The point is that HMV has missed many tricks here to capitalise from an online boom in the real world. It has prime retail pitches across the UK, but what use have they made of them? Hopefully, the two-year maturity of today’s deal with give them time to sort themselves out, let’s hope they can work it out.
Obama, ash clouds and gale force winds in Ireland
It is always great to visit Dublin, where I was earlier this week. The only downside was the combined effects of President Obama’s revised travel plans, predicted Icelandic ash clouds and gale force winds combined to make travel arrangements as hazardous as some aspects of the Irish property market!
Dublin’s retail pedigree is undoubted and I was reminded of this by the superb quality of the Brown Thomas department store and overall grandeur of Grafton Street; the pleasure of strolling down Wicklow Street and having the chance for a cup of coffee in Fallon Byrne deli which has a touch of Dean and Deluca.

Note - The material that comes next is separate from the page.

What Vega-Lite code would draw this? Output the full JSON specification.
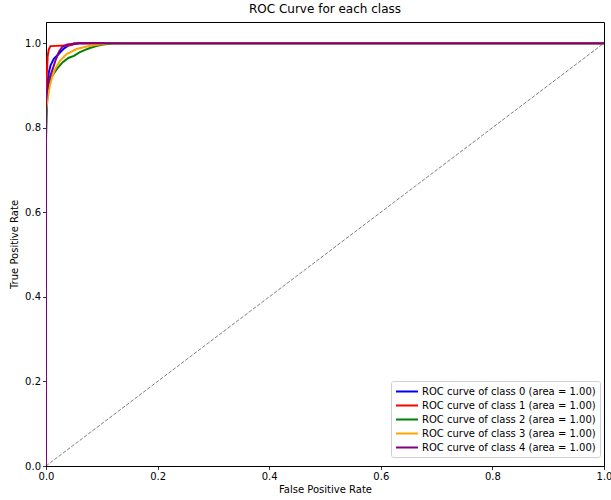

The appeal of Dublin to American brands remains strong with Forever 21 having recently opened and Abercrombie & Fitch soon to arrive.
The underlying story is not so bright as inevitably rents have fallen significantly in many locations, the Chartwell Land mega scheme is on ice and proposed redevelopment of Arnotts department store no longer on the drawing board.
The picture in the surrounding retail locations to Dublin also looked, at least superficially, equally rosy with Hollister fitting out at Dundrum and barely a vacant shop in the 1m sq ft plus Blanchardstown.
So whilst no one doubts the economic pain in Ireland, at least things are still looking bright in the shop window.
Things seem to have gone quiet for now on the concept floated of retrospective legislation for upward and downward rent reviews which is not without risk at this stage in the economic cycle for encouraging further investment in the Irish property sector, although this remains on the agenda.
The mood however was bright following visits by the Queen and President Obama and no doubt sales at Guinness have gone through the roof with pictures of the President swilling pints of the black stuff being beamed around the world!